Early digital computers were electromechanical; electric switches drove mechanical relays to perform the calculation. These devices had a low operating speed and were eventually superseded by much faster all-electric computers, originally using vacuum tubes. The Z2, created by German engineer Konrad Zuse in 1939, was one of the earliest examples of an electromechanical relay computer.^[?]

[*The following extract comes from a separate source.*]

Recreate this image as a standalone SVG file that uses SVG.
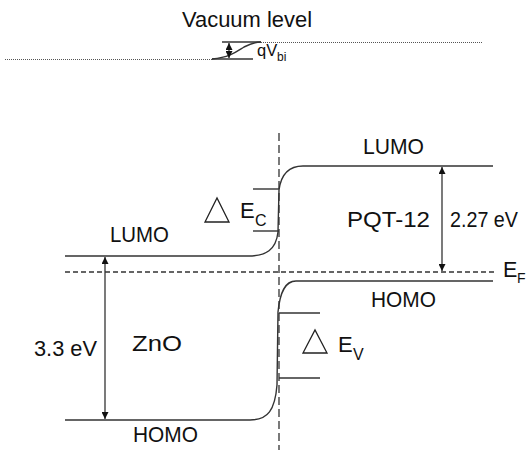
<svg xmlns="http://www.w3.org/2000/svg" width="530" height="450" viewBox="0 0 530 450">
<style>
text{font-family:"Liberation Sans",Arial,sans-serif;fill:#111}
.t{font-size:21.5px}
.s{font-size:14px}
.ln{fill:none;stroke:#333;stroke-width:1.4}
.dot{fill:none;stroke:#555;stroke-width:1;stroke-dasharray:1 1}
.dash{fill:none;stroke:#333;stroke-width:1.3;stroke-dasharray:5 3}
.vdash{fill:none;stroke:#333;stroke-width:1.3;stroke-dasharray:8 4}
.arr{fill:none;stroke:#333;stroke-width:1.3;marker-start:url(#ah);marker-end:url(#ah)}
.tri{fill:none;stroke:#222;stroke-width:1.3}
</style>
<defs>
<marker id="ah" viewBox="0 0 10 10" refX="10" refY="5" markerWidth="7" markerHeight="7" markerUnits="userSpaceOnUse" orient="auto-start-reverse">
<path d="M0,0 L10,5 L0,10 z" fill="#111"/>
</marker>
</defs>
<g id="vacuum">
<text class="t" x="182" y="27" textLength="130" lengthAdjust="spacingAndGlyphs">Vacuum level</text>
<line class="dot" x1="5" y1="59.5" x2="212" y2="59.5"/>
<line class="dot" x1="261" y1="42.5" x2="483" y2="42.5"/>
<line class="ln" x1="212" y1="59" x2="253" y2="59"/>
<line class="ln" x1="222" y1="42" x2="261" y2="42"/>
<path class="ln" d="M212,59 C230,57 236,52 244,47 C250,44 254,42 261,42"/>
<line class="arr" x1="229" y1="43" x2="229" y2="58"/>
<text x="257" y="56" font-size="16.5">qV</text>
<text x="277" y="61" font-size="12">bi</text>
</g>
<g id="connectors">
<line class="vdash" x1="279" y1="133" x2="279" y2="450"/>
<line class="dash" x1="65" y1="272" x2="494" y2="272"/>
<path class="ln" d="M65,256 H248 C266,256 276,250 278,232 L279,190 C281,175 288,166 303,166 H493"/>
<path class="ln" d="M65,420 H250 C268,420 275,410 277,385 L278,312 C280,292 285,281 296,281 H493"/>
<line class="ln" x1="253" y1="189" x2="279" y2="189"/>
<line class="ln" x1="253" y1="231" x2="279" y2="231"/>
<line class="ln" x1="279" y1="313" x2="320" y2="313"/>
<line class="ln" x1="279" y1="378" x2="320" y2="378"/>
<line class="arr" x1="105" y1="257" x2="105" y2="419"/>
<line class="arr" x1="442" y1="167" x2="442" y2="271"/>
</g>
<g id="zno">
<text class="t" x="110" y="242" textLength="59" lengthAdjust="spacingAndGlyphs">LUMO</text>
<text class="t" x="132" y="351" textLength="50" lengthAdjust="spacingAndGlyphs">ZnO</text>
<text class="t" x="34" y="356" textLength="63" lengthAdjust="spacingAndGlyphs">3.3 eV</text>
<text class="t" x="133" y="442" textLength="65" lengthAdjust="spacingAndGlyphs">HOMO</text>
</g>
<g id="pqt">
<text class="t" x="363" y="154" textLength="61" lengthAdjust="spacingAndGlyphs">LUMO</text>
<text class="t" x="347" y="227" textLength="83" lengthAdjust="spacingAndGlyphs">PQT-12</text>
<text class="t" x="450" y="227" textLength="68" lengthAdjust="spacingAndGlyphs">2.27 eV</text>
<text class="t" x="371" y="307" textLength="65" lengthAdjust="spacingAndGlyphs">HOMO</text>
</g>
<g id="ef">
<text class="t" x="503" y="277">E</text>
<text class="s" x="517" y="283">F</text>
</g>
<g id="dec">
<polygon class="tri" points="205,222 229,222 217,198"/>
<text x="240" y="218" font-size="22">E</text>
<text x="255" y="226" font-size="16">C</text>
</g>
<g id="dev">
<polygon class="tri" points="303,353 327,353 315,330"/>
<text x="338" y="352" font-size="22">E</text>
<text x="353" y="360" font-size="16">V</text>
</g>
</svg>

In 1941, Zuse followed his earlier machine up with the Z3, the world's first working electromechanical programmable, fully automatic digital computer.^[??][??] The Z3 was built with 2000 relays, implementing a 22 bit word length that operated at a clock frequency of about 5–10 Hz.^[??] Program code and data were stored on punched film. It was quite similar to modern machines in some respects, pioneering numerous advances such as floating point numbers. Replacement of the hard-to-implement decimal system (used in Charles Babbage's earlier design) by the simpler binary system meant that Zuse's machines were easier to build and potentially more reliable, given the technologies available at that time.^[??] The Z3 was probably a complete Turing machine.

Purely electronic circuit elements soon replaced their mechanical and electromechanical equivalents, at the same time that digital calculation replaced analog. The engineer Tommy Flowers, working at the Post Office Research Station in London in the 1930s, began to explore the possible use of electronics for the telephone exchange. Experimental equipment that he built in 1934 went into operation 5 years later, converting a portion of the telephone exchange network into an electronic data processing system, using thousands of vacuum tubes.^[?] In the US, John Vincent Atanasoff and Clifford E. Berry of Iowa State University developed and tested the Atanasoff–Berry Computer (ABC) in 1942,^[??] the first "automatic electronic digital computer".^[??] This design was also all-electronic and used about 300 vacuum tubes, with capacitors fixed in a mechanically rotating drum for memory.^[??]

During World War II, the British at Bletchley Park achieved a number of successes at breaking encrypted German military communications. The German encryption machine, Enigma, was first attacked with the help of the electro-mechanical bombes. To crack the more sophisticated German Lorenz SZ 40/42 machine, used for high-level Army communications, Max Newman and his colleagues commissioned Flowers to build the Colossus.^[??] He spent eleven months from early February 1943 designing and building the first Colossus.^[??] After a functional test in December 1943, Colossus was shipped to Bletchley Park, where it was delivered on 18 January 1944^[??] and attacked its first message on 5 February.^[??]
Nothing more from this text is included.